Westren’s fellow joint head coach, Ian Goldsmith told the club website: “The 2019/20 season is now over, albeit incomplete. It seems very final and very speedy, however it does provide clarity to clubs that there will be no more games.
“On a totally selfish point of view, it is highly frustrating as we had five games left, three of which were in front of the passionate Polson Bridge crowd and we’d have fancied our chances of being successful. I’m sure we’re all aware that clubs in the mid and lower tiers thrive on having prestige home games, as it helps sustain their upkeep and provides a welcome relief to the local community from daily employment.
“The other aspect that is sometimes overlooked is how the senior teams, performing successfully, act as inspiration for the mini and junior sections of a club and are key to a successful future.”
Bude overcame a poor second quarter to the season to end up in fourth in the Tribute Cornwall/Devon League, and player/coach Angus Hodges has no arguments with the decision.
He said: “Being in the position I am as head coach and a gym owner, we’ve had to adapt quickly with what’s going on, and I think the RFU have done exactly what’s expected of them. Unfortunately it’s a very serious situation and they’ve treated it so, so I think if they’d done anything else then it’d have been reckless and irresponsible.
“As heartbreaking as it is from the club’s point of view with the cancellation of games for the minis and juniors, ladies and men’s teams plus all the events we’ve had to cancel, sport and social events were one of the first things to get limited and to begin with it felt quite extreme. But as things have developed it makes you thankful that those measures were put in place.
“On the pitch we were taking steps forward in the league and putting pressure on the top three which would have been the perfect place for us to finish for the second year in a row, but it wasn’t to be.
“The seconds have also really improved with what is a very young side and the level of training has really got better. The club is in a good place to build over the next few years.”
Camelford struggled throughout the season in both Cornwall Two and the Kernow League (Group Four), but continue to plug away.
Chairman Martyn Baker said: “For us the effects have been somewhat minimal. With the club sat at the bottom of the Kernow League with two games left there, was no chance of making any final game. So the effects on that are considered not important and welcomed by a few injured players who needed to rest up niggling injuries.
“Unfortunately though we were due to play in our first ever cup final in 11 years, on April 18 against Redruth Albany in the Cornwall Clubs Cup Bowl.
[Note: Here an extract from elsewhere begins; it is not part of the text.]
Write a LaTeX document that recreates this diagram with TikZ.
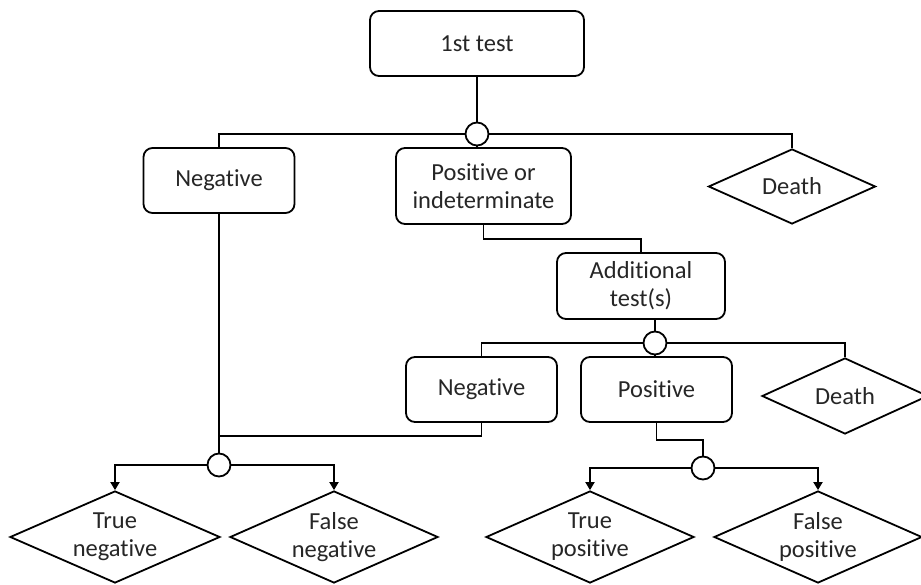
\documentclass[tikz,border=0pt]{standalone}
\usepackage{fontspec}
\setmainfont{Carlito}[Ligatures=NoCommon]
\usetikzlibrary{shapes.geometric,arrows.meta}
\begin{document}
\begin{tikzpicture}[x=1pt,y=-1pt,
  every node/.style={font=\fontsize{24.5}{28}\selectfont, text=black!85, align=center},
  rbox/.style={draw=black, line width=1.8pt, rounded corners=9pt, fill=white, inner sep=0pt},
  dbox/.style={draw=black, line width=1.8pt, diamond, shape aspect=2.2, inner sep=0pt, fill=white},
  junc/.style={draw=black, line width=1.8pt, circle, fill=white, minimum size=23pt, inner sep=0pt},
  link/.style={line width=1.8pt},
  arr/.style={link, -{Triangle[width=9pt,length=8pt]}}
]
\useasboundingbox (0,0) rectangle (921,585);

% first level
\node[rbox, minimum width=214pt, minimum height=65pt] (t1) at (477,43.5) {1st test};
\node[junc] (c1) at (477,134) {};
\node[rbox, minimum width=151pt, minimum height=65pt] (neg1) at (219,180.5) {Negative};
\node[rbox, minimum width=175pt, minimum height=76pt] (pos1) at (483.5,186) {Positive or\\indeterminate};
\node[dbox, minimum width=167pt, minimum height=75pt] (death1) at (792,186.5) {Death};

% second level
\node[rbox, minimum width=168pt, minimum height=66pt] (add) at (641,286) {Additional\\test(s)};
\node[junc] (c2) at (655,343) {};
\node[rbox, minimum width=151pt, minimum height=65pt] (neg2) at (481.5,389.5) {Negative};
\node[rbox, minimum width=151pt, minimum height=65pt] (pos2) at (656.5,389.5) {Positive};
\node[dbox, minimum width=166pt, minimum height=76pt] (death2) at (845,396) {Death};

% outcomes
\node[junc] (c3) at (219,465) {};
\node[junc] (c4) at (703,468) {};
\node[dbox, minimum width=210pt, minimum height=92pt] (tn) at (115,537) {True\\negative};
\node[dbox, minimum width=208pt, minimum height=92pt] (fn) at (334,537) {False\\negative};
\node[dbox, minimum width=208pt, minimum height=92pt] (tp) at (590,537) {True\\positive};
\node[dbox, minimum width=208pt, minimum height=92pt] (fp) at (818,537) {False\\positive};

\coordinate (j1) at (219,436);

% connectors
\draw[link] (t1.south) -- (c1.north);
\draw[link] (c1.west) -| (neg1.north);
\draw[link] (c1.east) -| (death1.north);
\draw[link] (c1.south) -- (c1.south |- pos1.north);
\draw[link] (pos1.south) -- ++(0,14) -| (add.north);

\draw[link] (add.south -| c2.north) -- (c2.north);
\draw[link] (c2.west) -| (neg2.north);
\draw[link] (c2.east) -| (death2.north);
\draw[link] (c2.south) -- (c2.south |- pos2.north);

\draw[link] (neg2.south) |- (j1);
\draw[link] (neg1.south) -- (c3.north);
\draw[arr] (c3.west) -| (tn.north);
\draw[arr] (c3.east) -| (fn.north);

\draw[link] (pos2.south) -- ++(0,17) -| (c4.north);
\draw[arr] (c4.west) -| (tp.north);
\draw[arr] (c4.east) -| (fp.north);
\end{tikzpicture}
\end{document}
We’re still awaiting information as to whether this game is to be played after the restrictions are lifted or whether it is now null and void. This is of course a blow to the players who were looking forward to competing for their first ever piece of silverware.
“We’ll now wait on proceedings before announcing the start date for pre-season training and a possible endeavour into a few rugby league games to aid with fitness.
“I would like to thank every player who has put on the Camelford shirt during this season.”